I have been using this code to train/persist, and retrain a model using XGboost. Since the predictions is multi label, I am using MultiOutputClassifier from sklearn.multioutput:
if os.path.isfile(model_file_name):
print(f'loading model from file {model_file_name}')
model = joblib.load(model_file_name)
else:
print(f'No model file found. creating new model {model_file_name}')
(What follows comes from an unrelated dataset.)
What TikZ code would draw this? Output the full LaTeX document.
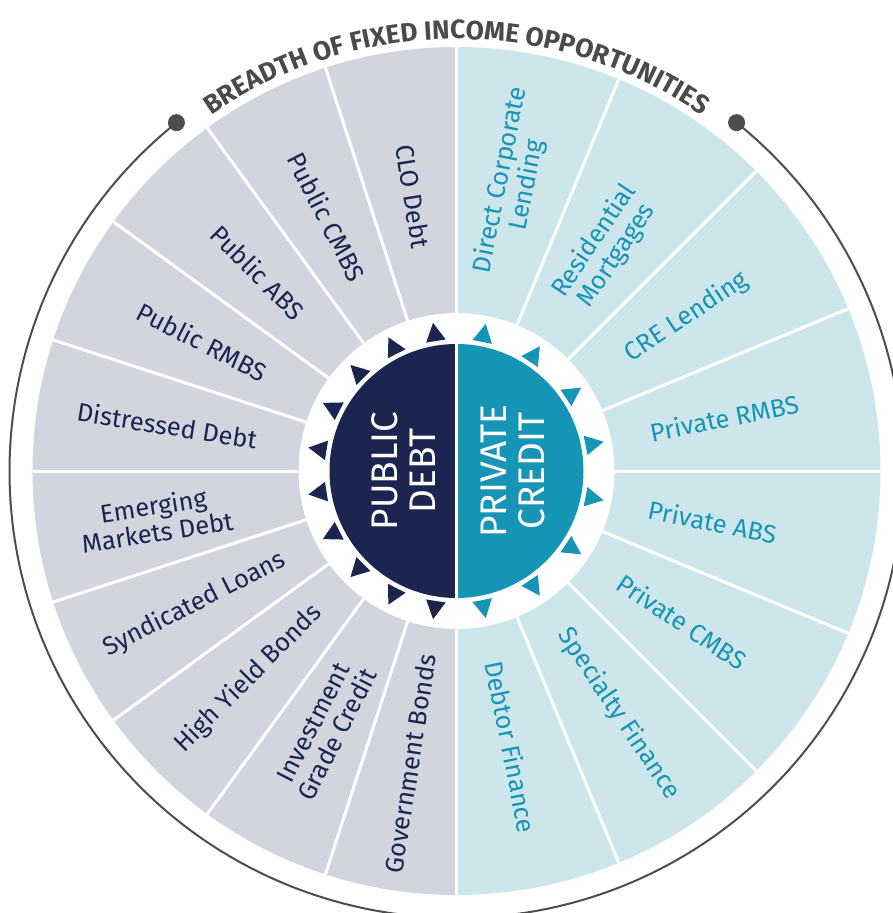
\documentclass[tikz,border=0pt]{standalone}
\usepackage{fontspec}
\setmainfont{Fira Sans}
\usetikzlibrary{decorations.text}

\definecolor{pubgray}{HTML}{D2D4DE}
\definecolor{privblue}{HTML}{CDE6EC}
\definecolor{navyblue}{HTML}{1B2550}
\definecolor{privteal}{HTML}{1795B6}
\definecolor{titlegray}{HTML}{4A494E}
\definecolor{ringgray}{HTML}{4D4D4F}

\begin{document}
\begin{tikzpicture}[x=1pt,y=1pt,
  publabel/.style={text=navyblue,align=center,inner sep=0pt,font=\fontsize{25.5}{27}\selectfont},
  privlabel/.style={text=privteal,align=center,inner sep=0pt,font=\fontsize{25.5}{27}\selectfont},
  sep/.style={white,line width=3pt},
  centertext/.style={white,align=center,rotate=90,inner sep=0pt,font=\fontsize{37}{38}\selectfont}]

 \useasboundingbox (-456.5,-442) rectangle (436.5,471);
 \coordinate (center) at (0,0);

 %Coordinates
 \coordinate (ringstart) at (128.8:447);
 \coordinate (ringend) at (51.2:447);

 %Wedges
 \fill[pubgray] (90:158) -- (90:424) arc[start angle=90,end angle=270,radius=424] -- (270:158) arc[start angle=270,end angle=90,radius=158] -- cycle;
 \fill[privblue] (90:158) -- (90:424) arc[start angle=90,end angle=-90,radius=424] -- (-90:158) arc[start angle=-90,end angle=90,radius=158] -- cycle;

 \foreach \a in {90,108,...,270}
 \draw[sep] (\a:158) -- (\a:424);
 \foreach \a in {67.5,45,22.5,0,-22.5,-45,-67.5}
 \draw[sep] (\a:158) -- (\a:424);

 %Center disc
 \fill[navyblue] (90:127) arc[start angle=90,end angle=270,radius=127] -- cycle;
 \fill[privteal] (-90:127) arc[start angle=-90,end angle=90,radius=127] -- cycle;
 \draw[sep] (90:128) -- (270:128);

 %Triangles
 \foreach \a in {99,117,...,261}
 \fill[navyblue] (\a:150) -- ({\a+4.3}:132) -- ({\a-4.3}:132) -- cycle;
 \foreach \a in {78.75,56.25,33.75,11.25,-11.25,-33.75,-56.25,-78.75}
 \fill[privteal] (\a:150) -- ({\a+4.3}:132) -- ({\a-4.3}:132) -- cycle;

 %Names
 \node (public) [centertext] at (-53,0) {PUBLIC\\DEBT};
 \node (private) [centertext] at (56,0) {PRIVATE\\CREDIT};

 \foreach \a/\r/\txt [count=\i] in {99/278/CLO Debt, 117/285/Public CMBS, 135/281/Public ABS,
   153/285/Public RMBS, 171/293/Distressed Debt, 189/305/{Emerging\\Markets Debt},
   207/294/Syndicated Loans, 225/294/High Yield Bonds, 243/289/{Investment\\Grade Credit},
   261/296/Government Bonds}
 \node (pub-\i) [publabel,rotate=\a-180] at (\a:\r) {\txt};

 \foreach \a/\r/\txt [count=\i] in {78.75/294/{Direct Corporate\\Lending}, 56.25/268/{Residential\\Mortgages},
   33.75/277/CRE Lending, 11.25/273/Private RMBS, -11.25/261/Private ABS,
   -33.75/271/Private CMBS, -56.25/292/Specialty Finance, -78.75/281/Debtor Finance}
 \node (priv-\i) [privlabel,rotate=\a] at (\a:\r) {\txt};

 %Ring and title
 \draw[ringgray,line width=2pt] (ringstart) arc[start angle=128.8,end angle=411.2,radius=447];
 \fill[ringgray] (ringstart) circle[radius=8.5];
 \fill[ringgray] (ringend) circle[radius=8.5];

 \path[decorate,decoration={text along path,text color=titlegray,text align=center,
   text={|\fontsize{26.5}{26.5}\selectfont\bfseries|BREADTH OF FIXED INCOME OPPORTUNITIES}}]
   (130:432) arc[start angle=130,end angle=50,radius=432];

\end{tikzpicture}
\end{document}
objective = 'binary:logistic'
model = XGBClassifier(objective=objective,
eval_metric='mlogloss')
model = MultiOutputClassifier(model)
print('started training')
model.fit(train, labels)
print('saving model')
joblib.dump(model, model_file_name)
Now that the training is taking a bit long I would like to take advantage of dask distributed to run the training and predictions on multiple machines if possible. The main problems I am facing is:
- Alternative for MultiOutputClassifier in Dask.
- The ability to save and load a model into and from a local file.
I was able to find the current snipping on XGBoost docs for sklearn interface, but nothing related to the multi output.
clf = xgb.dask.DaskXGBClassifier(n_estimators=100, tree_method="hist")
clf.client = client # assign the client
clf.fit(X, y, eval_set=[(X, y)])
proba = clf.predict_proba(X)
Assuming the resulting clf is an sklearn model, then saving and loading should be transparent. The remaining question is how to get MultiOutput classfier under dask ?
Thank you in advance